Grant Read-Only Access
Useful for users who should be able to receive notifications from a topic but not publish to it:
docker exec -it ntfy ntfy access {username} my-topic read-only
Grant Write-Only Access
Useful for services or scripts that need to publish to a topic but shouldn’t be able to read from it:
docker exec -it ntfy ntfy access {username} my-topic write-only
List Access Rules for a User
docker exec -it ntfy ntfy access {username}
Revoke Access
docker exec -it ntfy ntfy access --reset {username} my-topic
Or to revoke all access for a user at once:
docker exec -it ntfy ntfy access --reset {username}
Topic names in Ntfy are just strings — there’s no need to pre-create them. The first time a message is published to a topic, it’s automatically created. Access rules use exact topic names, but you can also use wildcards. For example, ntfy access username homelab-* read-write would grant access to any topic starting with homelab-.
API Tokens
Passwords work for interactive use, but for scripts and applications publishing notifications you’ll want API tokens instead. Tokens can be scoped and revoked individually without touching the user’s password.
Creating a Token
Tokens can be created from the Ntfy web UI or the CLI.
Via the web UI:
Log in as the user you want to create the token for, then go to Account → Access Tokens → Create token. Give it a description (e.g. uptime-kuma or backup-script) so you can identify it later.
Via the CLI:
docker exec -it ntfy ntfy token add {username}
In both cases you’ll get back a token that starts with tk_. Copy it immediately — it won’t be shown again.
Using a Token to Publish
Tokens are passed as a Bearer token in the Authorization header:
curl \
-H "Authorization: Bearer {token}" \
-H "Title: Backup Complete" \
-H "Priority: default" \
-d "Full backup completed successfully" \
https://ntfy.example.com/my-topic
If you’re testing locally before setting up a reverse proxy, replace the domain with your server IP and port:
curl \
-H "Authorization: Bearer {token}" \
-d "Test notification" \
http://192.168.1.10:8080/my-topic
Listing and Revoking Tokens
To list all tokens for a user:
docker exec -it ntfy ntfy token list {username}
To revoke a token:
docker exec -it ntfy ntfy token del {username} {token}
Each script or application that publishes to Ntfy should have its own token. That way if a token is ever compromised or a service is decommissioned, you can revoke just that token without affecting anything else.
Subscribing on Mobile
Install the Ntfy app on your phone (available on Android via F-Droid or Google Play, and iOS via the App Store). By default it points at the public ntfy.sh server — you’ll need to point it at your own instance.

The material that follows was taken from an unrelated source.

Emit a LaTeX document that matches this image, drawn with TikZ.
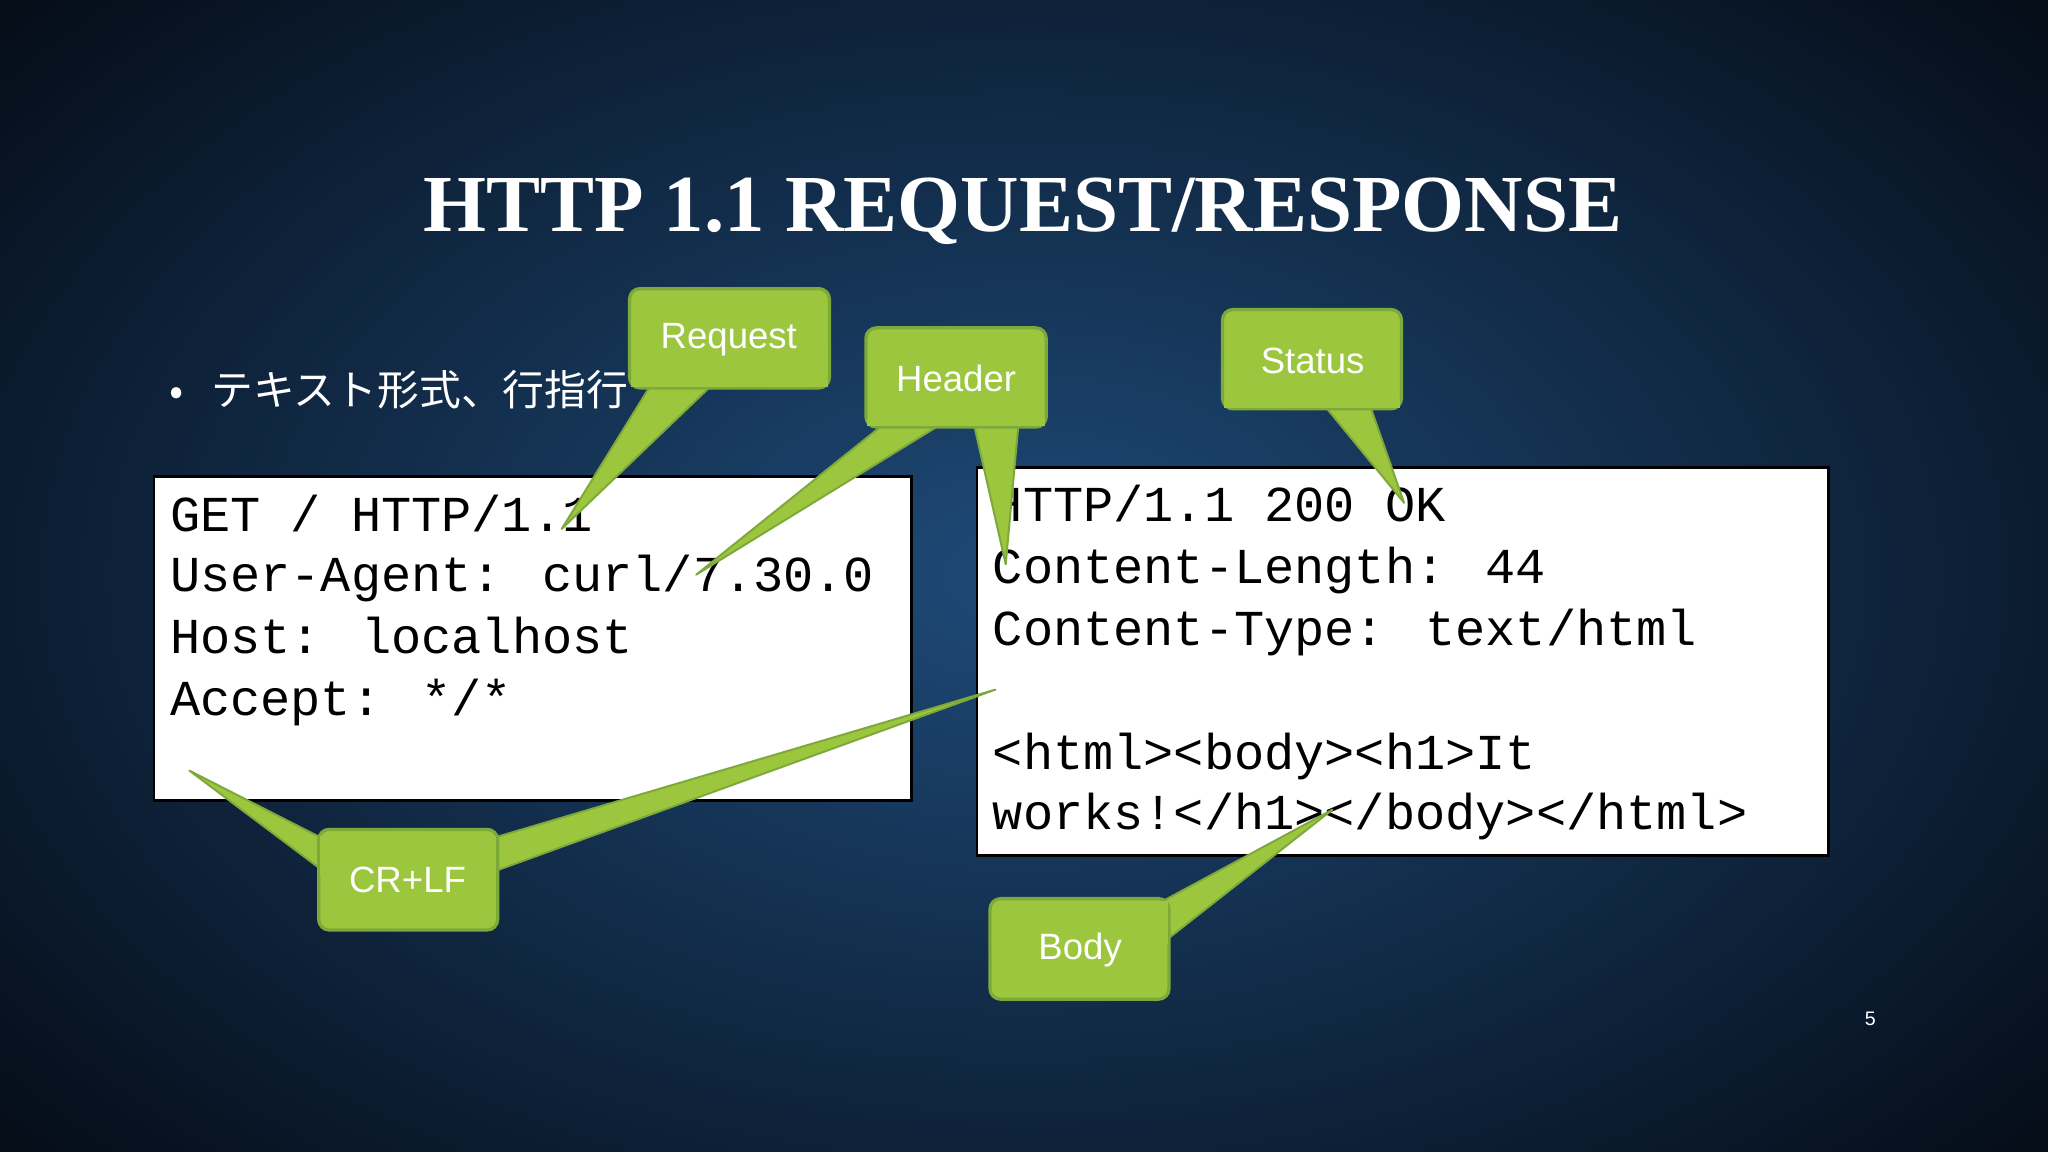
\documentclass[tikz,border=0pt]{standalone}
\usepackage{fontspec}
\setmainfont{Liberation Serif}
\newfontfamily\monof{Liberation Mono}
\newfontfamily\sansf{Liberation Sans}
\newfontfamily\cjkf{Noto Sans CJK JP}
\definecolor{bgin}{HTML}{1E4A78}
\definecolor{bgout}{HTML}{040A14}
\definecolor{callg}{HTML}{9CC63E}
\definecolor{callb}{HTML}{7DA83A}
\begin{document}
\begin{tikzpicture}[x=1pt,y=-1pt,
  codebox/.style={fill=white,draw=black,line width=2pt},
  code/.style={font=\monof\fontsize{38.5}{46}\selectfont,anchor=base west,text=black,inner sep=0},
  call/.style={fill=callg,draw=callb,line width=2.5pt,rounded corners=8pt},
  ptr/.style={fill=callg,draw=callb,line width=1.5pt,line join=round},
  calltext/.style={font=\sansf\fontsize{28}{32}\selectfont,text=white}]
\useasboundingbox (0,0) rectangle (1568,882);
\shade[inner color=bgin,outer color=bgout] (-300,-250) rectangle (1868,1132);
\node[font=\bfseries\fontsize{62}{66}\selectfont,text=white] (title) at (783,162) {HTTP 1.1 REQUEST/RESPONSE};
\node[font=\cjkf\fontsize{32}{36}\selectfont,text=white,anchor=west] (bullet) at (126,298) {•\ \ \ テキスト形式、行指行};
\node[font=\sansf\fontsize{15}{18}\selectfont,text=white] (pg) at (1432,780) {5};
\draw[codebox] (118,365) rectangle (698,613);
\draw[codebox] (748,358) rectangle (1400,655);
\node[code] (l1) at (130,407) {GET / HTTP/1.1};
\node[code] (l2) at (130,453) {User-Agent: curl/7.30.0};
\node[code] (l3) at (130,500) {Host: localhost};
\node[code] (l4) at (130,548) {Accept: */*};
\node[code] (r1) at (760,399) {HTTP/1.1 200 OK};
\node[code] (r2) at (760,447) {Content-Length: 44};
\node[code] (r3) at (760,494) {Content-Type: text/html};
\node[code] (r4) at (760,589) {<html><body><h1>It};
\node[code] (r5) at (760,635) {works!</h1></body></html>};
\coordinate (tReq) at (430,405);
\coordinate (tH1) at (533,440);
\coordinate (tH2) at (770,432);
\coordinate (tSt) at (1075,385);
\coordinate (tC1) at (145,590);
\coordinate (tC2) at (762,528);
\coordinate (tBo) at (1020,620);
\draw[ptr] (500,292) -- (tReq) -- (548,292) -- cycle;
\draw[ptr] (680,322) -- (tH1) -- (725,322) -- cycle;
\draw[ptr] (745,322) -- (tH2) -- (780,322) -- cycle;
\draw[ptr] (1012,308) -- (tSt) -- (1048,308) -- cycle;
\draw[ptr] (249,643) -- (tC1) -- (249,668) -- cycle;
\draw[ptr] (376,642) -- (tC2) -- (376,668) -- cycle;
\draw[ptr] (890,690) -- (tBo) -- (890,722) -- cycle;
\draw[call] (482,221) rectangle (635,297);
\node[calltext] (req) at (558,260) {Request};
\draw[call] (663,251) rectangle (801,327);
\node[calltext] (hdr) at (732,290) {Header};
\draw[call] (936,237) rectangle (1073,313);
\node[calltext] (st) at (1005,276) {Status};
\draw[call] (244,635) rectangle (381,712);
\node[calltext] (crlf) at (312,674) {CR+LF};
\draw[call] (758,688) rectangle (895,765);
\node[calltext] (body) at (827,727) {Body};
\fill[callg] (483,290) rectangle (634,296.5);
\fill[callg] (664,320) rectangle (800,326);
\fill[callg] (937,306) rectangle (1072,312);
\fill[callg] (245,640) rectangle (252,670);
\fill[callg] (373,640) rectangle (380,670);
\fill[callg] (887,690) rectangle (894,722);
\end{tikzpicture}
\end{document}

In the app, go to Settings → Default server and enter your Ntfy URL. If your instance requires authentication, you’ll also need to enter your username and password or configure the app to use a token.
From there, tap the + button, enter a topic name, and you’re subscribed. Any messages published to that topic will now push to your device.
Wrapping Up
Ntfy has quickly become one of those tools I don’t think about anymore — it just works. I have it integrated with Uptime Kuma for downtime alerts, a few backup scripts that post on completion, and a couple of cron jobs that I’d otherwise have no visibility into. One curl call and the notification is on my phone in seconds.
The access control model is what makes it practical to run as a shared instance across a home lab. Each user or service gets their own account and token, scoped to exactly the topics they need. If a script’s token is ever rotated or revoked, nothing else is affected.
If you’re looking to expand from here, the Ntfy documentation has solid coverage of more advanced features like actions (buttons in notifications), notification scheduling, and email publishing.